Exercise aim:
Leave out the pictures and set down exactly the lines from the start of the listing through the one with "plt.rcParams['lines.scale_dashes'] = False", both included.

Available data:
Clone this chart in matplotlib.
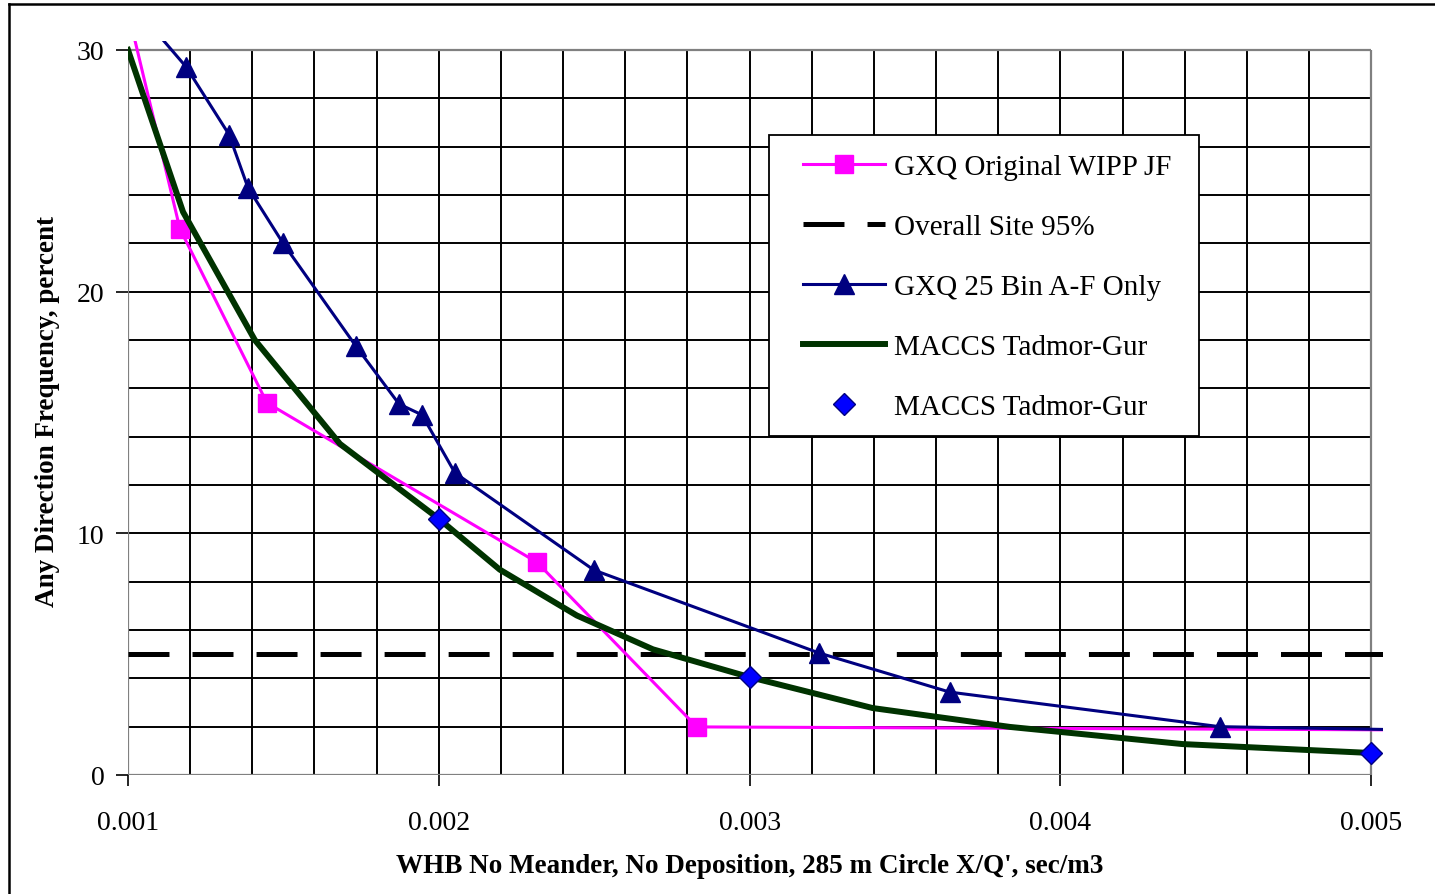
import numpy as np
import matplotlib
matplotlib.use("Agg")
import matplotlib.pyplot as plt
from matplotlib.lines import Line2D
from matplotlib.patches import Rectangle

plt.rcParams['font.family'] = ['Liberation Serif', 'DejaVu Serif']
plt.rcParams['lines.scale_dashes'] = False

# data
pink_x = [0.001, 0.001167, 0.001447, 0.002316, 0.00283, 0.0052]
pink_y = [31.6, 22.6, 15.4, 8.8, 1.99, 1.86]

site95_x = [0.001, 0.0052]
site95_y = [5, 5]

blue_x = [0.001, 0.001187, 0.001325, 0.001386, 0.001499, 0.001733, 0.001872,
          0.001946, 0.002052, 0.002499, 0.003223, 0.003644, 0.004512, 0.0052]
blue_y = [32.1, 29.3, 26.5, 24.3, 22.0, 17.75, 15.35, 14.9, 12.5, 8.48,
          5.05, 3.43, 2.0, 1.85]

green_x = [0.001, 0.001177, 0.001408, 0.001682, 0.002, 0.002196, 0.002444,
           0.002689, 0.003, 0.003396, 0.003837, 0.004393, 0.005]
green_y = [30.0, 23.3, 18.0, 13.7, 10.6, 8.5, 6.6, 5.2, 4.05, 2.77, 1.99,
           1.28, 0.91]

diamond_x = [0.002, 0.003, 0.005]
diamond_y = [10.6, 4.05, 0.91]

labels = ["GXQ Original WIPP JF", "Overall Site 95%", "GXQ 25 Bin A-F Only",
          "MACCS Tadmor-Gur", "MACCS Tadmor-Gur"]

xticks = [0.001, 0.002, 0.003, 0.004, 0.005]
yticks = [0, 10, 20, 30]

fig = plt.figure(figsize=(14.35, 8.95), dpi=100)
ax = fig.add_axes([128 / 1435, 1 - 776 / 895, 1255 / 1435, 734 / 895])
ax.set_xlim(0.001, 0.005038)
ax.set_ylim(0, 30.37)
for s in ax.spines.values():
    s.set_visible(False)

# grid
ax.vlines(np.arange(0.0012, 0.00499, 0.0002), 0, 30, color='black', lw=1.4, zorder=1)
ax.hlines(np.arange(2, 29, 2), 0.001, 0.005, color='black', lw=1.4, zorder=1)
ax.vlines([0.001, 0.005], 0, 30, color='#808080', lw=1.6, zorder=1)
ax.hlines([0, 30], 0.001, 0.005, color='#808080', lw=1.6, zorder=1)

ax.plot(pink_x, pink_y, color='#FF00FF', lw=2.2, marker='s', ms=13,
        mec='#FF00FF', label=labels[0], zorder=3)
ax.plot(site95_x, site95_y, color='black', lw=3.6, dashes=(29.5, 16.6),
        label=labels[1], zorder=4)
ax.plot(blue_x, blue_y, color='#000080', lw=2.2, marker='^', ms=14,
        label=labels[2], zorder=5)
ax.plot(green_x, green_y, color='#003300', lw=4.3, label=labels[3], zorder=6)
ax.plot(diamond_x, diamond_y, ls='none', marker='D', ms=11, mfc='#0000FF',
        mec='#000080', mew=1, label=labels[4], zorder=7, clip_on=False)

ax.set_xticks(xticks)
ax.set_xticklabels([f"{v:.3f}" for v in xticks])
ax.set_yticks(yticks)
ax.tick_params(axis='both', labelsize=20, direction='out', color='black', width=1.2)
ax.tick_params(axis='x', length=8, pad=17)
ax.tick_params(axis='y', length=9, pad=8)

# legend box drawn separately so the inner padding can differ per side
ax.add_patch(Rectangle((0.5108, 0.4619), 0.3426, 0.4101, transform=ax.transAxes,
                       facecolor='white', edgecolor='black', lw=1.3, zorder=9))
leg = ax.legend(loc='upper left', bbox_to_anchor=(0.5378, 0.846), borderaxespad=0,
                fontsize=21, numpoints=1, handlelength=2.83, handletextpad=0.28,
                labelspacing=1.15, borderpad=0, frameon=False)
leg.set_zorder(10)

fig.text(749.5 / 1435, 1 - 867 / 895, "WHB No Meander, No Deposition, 285 m Circle X/Q', sec/m3",
         ha='center', va='center', fontsize=19.5, fontweight='bold')
fig.text(48 / 1435, 1 - 412 / 895, "Any Direction Frequency, percent", rotation=90,
         ha='center', va='center', fontsize=19.5, fontweight='bold')

# outer chart border
fig.add_artist(Line2D([9 / 1435, 9 / 1435], [-0.01, 1 - 5 / 895], color='black', lw=1.8))
fig.add_artist(Line2D([9 / 1435, 1.01], [1 - 5 / 895, 1 - 5 / 895], color='black', lw=1.8))

fig.savefig("out.png", dpi=100)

Result:
Clone this chart in matplotlib.
import numpy as np
import matplotlib
matplotlib.use("Agg")
import matplotlib.pyplot as plt
from matplotlib.lines import Line2D
from matplotlib.patches import Rectangle

plt.rcParams['font.family'] = ['Liberation Serif', 'DejaVu Serif']
plt.rcParams['lines.scale_dashes'] = False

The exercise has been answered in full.